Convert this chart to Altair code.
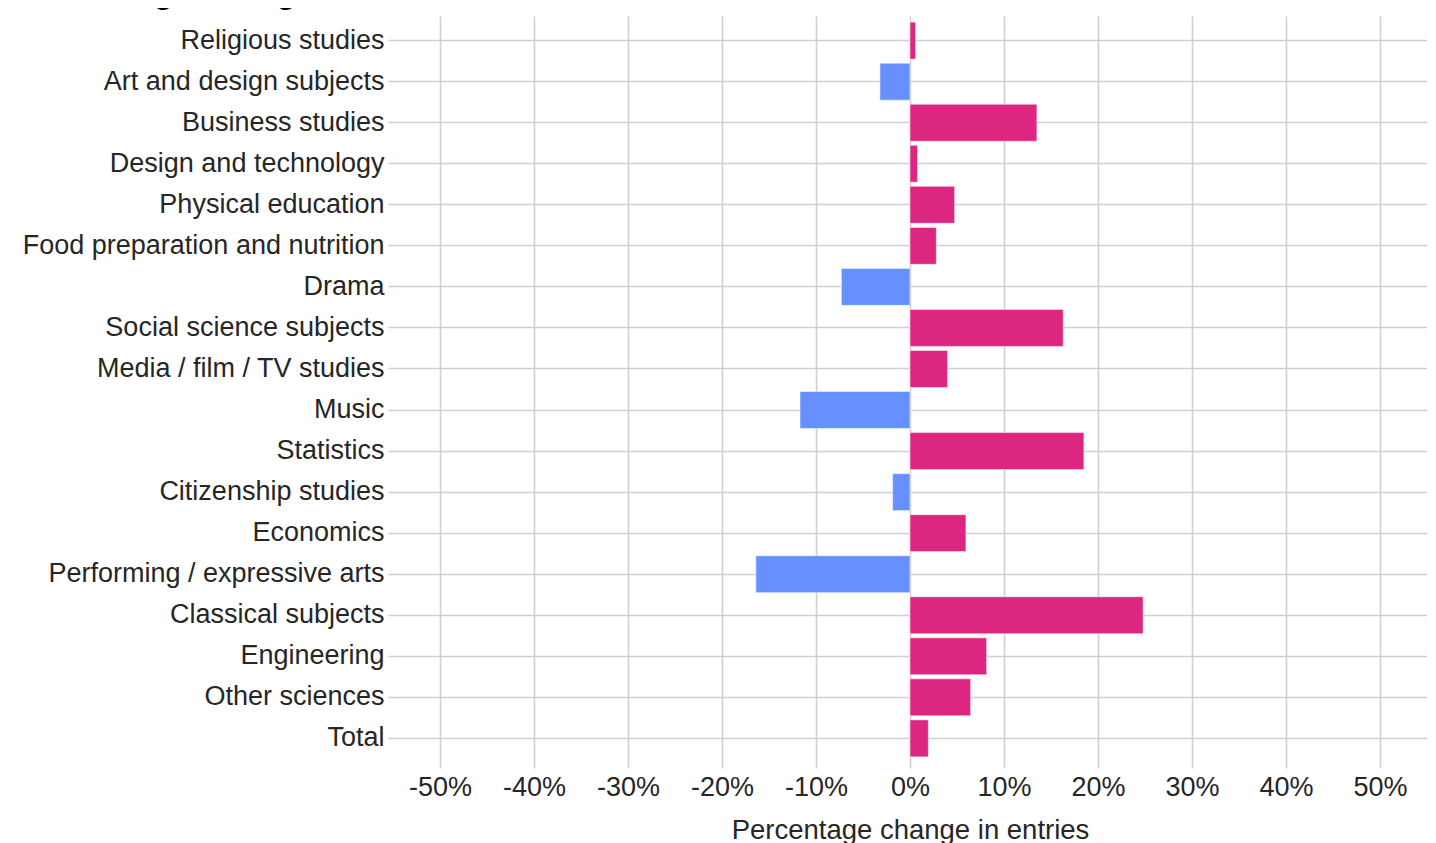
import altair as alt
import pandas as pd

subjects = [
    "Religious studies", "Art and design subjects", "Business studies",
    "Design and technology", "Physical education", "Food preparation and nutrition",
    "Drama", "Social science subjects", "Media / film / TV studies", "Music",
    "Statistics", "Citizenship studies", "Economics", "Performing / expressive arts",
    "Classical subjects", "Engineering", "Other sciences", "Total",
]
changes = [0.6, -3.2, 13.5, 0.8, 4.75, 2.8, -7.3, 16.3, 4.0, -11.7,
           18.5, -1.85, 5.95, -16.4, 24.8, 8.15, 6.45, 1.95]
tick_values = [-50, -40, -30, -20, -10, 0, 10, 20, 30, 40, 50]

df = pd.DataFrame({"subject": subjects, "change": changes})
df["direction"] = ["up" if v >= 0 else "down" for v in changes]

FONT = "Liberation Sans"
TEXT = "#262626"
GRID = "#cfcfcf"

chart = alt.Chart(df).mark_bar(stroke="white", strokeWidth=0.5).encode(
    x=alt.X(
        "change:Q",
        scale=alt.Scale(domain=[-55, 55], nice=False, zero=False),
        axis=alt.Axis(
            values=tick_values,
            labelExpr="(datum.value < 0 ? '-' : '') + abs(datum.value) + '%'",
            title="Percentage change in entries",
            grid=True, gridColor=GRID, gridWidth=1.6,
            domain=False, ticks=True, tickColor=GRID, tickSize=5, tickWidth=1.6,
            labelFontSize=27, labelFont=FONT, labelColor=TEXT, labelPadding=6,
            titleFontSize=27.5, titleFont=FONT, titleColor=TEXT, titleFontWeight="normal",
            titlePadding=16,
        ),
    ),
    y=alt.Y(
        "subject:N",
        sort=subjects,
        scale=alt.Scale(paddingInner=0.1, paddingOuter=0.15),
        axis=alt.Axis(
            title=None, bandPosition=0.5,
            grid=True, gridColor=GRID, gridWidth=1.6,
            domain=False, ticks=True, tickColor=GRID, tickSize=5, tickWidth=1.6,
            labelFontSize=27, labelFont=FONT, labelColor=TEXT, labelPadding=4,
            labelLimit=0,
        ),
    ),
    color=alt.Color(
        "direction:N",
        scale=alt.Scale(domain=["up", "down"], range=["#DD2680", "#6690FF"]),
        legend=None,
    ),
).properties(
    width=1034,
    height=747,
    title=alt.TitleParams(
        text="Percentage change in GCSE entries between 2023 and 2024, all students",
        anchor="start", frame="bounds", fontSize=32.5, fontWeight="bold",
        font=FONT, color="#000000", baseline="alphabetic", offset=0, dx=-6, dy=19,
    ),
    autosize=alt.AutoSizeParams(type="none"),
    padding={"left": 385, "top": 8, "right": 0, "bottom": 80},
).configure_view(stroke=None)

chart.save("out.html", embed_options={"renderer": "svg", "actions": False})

§ TASK OBJECTIVE: Extract from the material all lines containing the string "chart".

§ REPLY:
Convert this chart to Altair code.
chart = alt.Chart(df).mark_bar(stroke="white", strokeWidth=0.5).encode(
chart.save("out.html", embed_options={"renderer": "svg", "actions": False})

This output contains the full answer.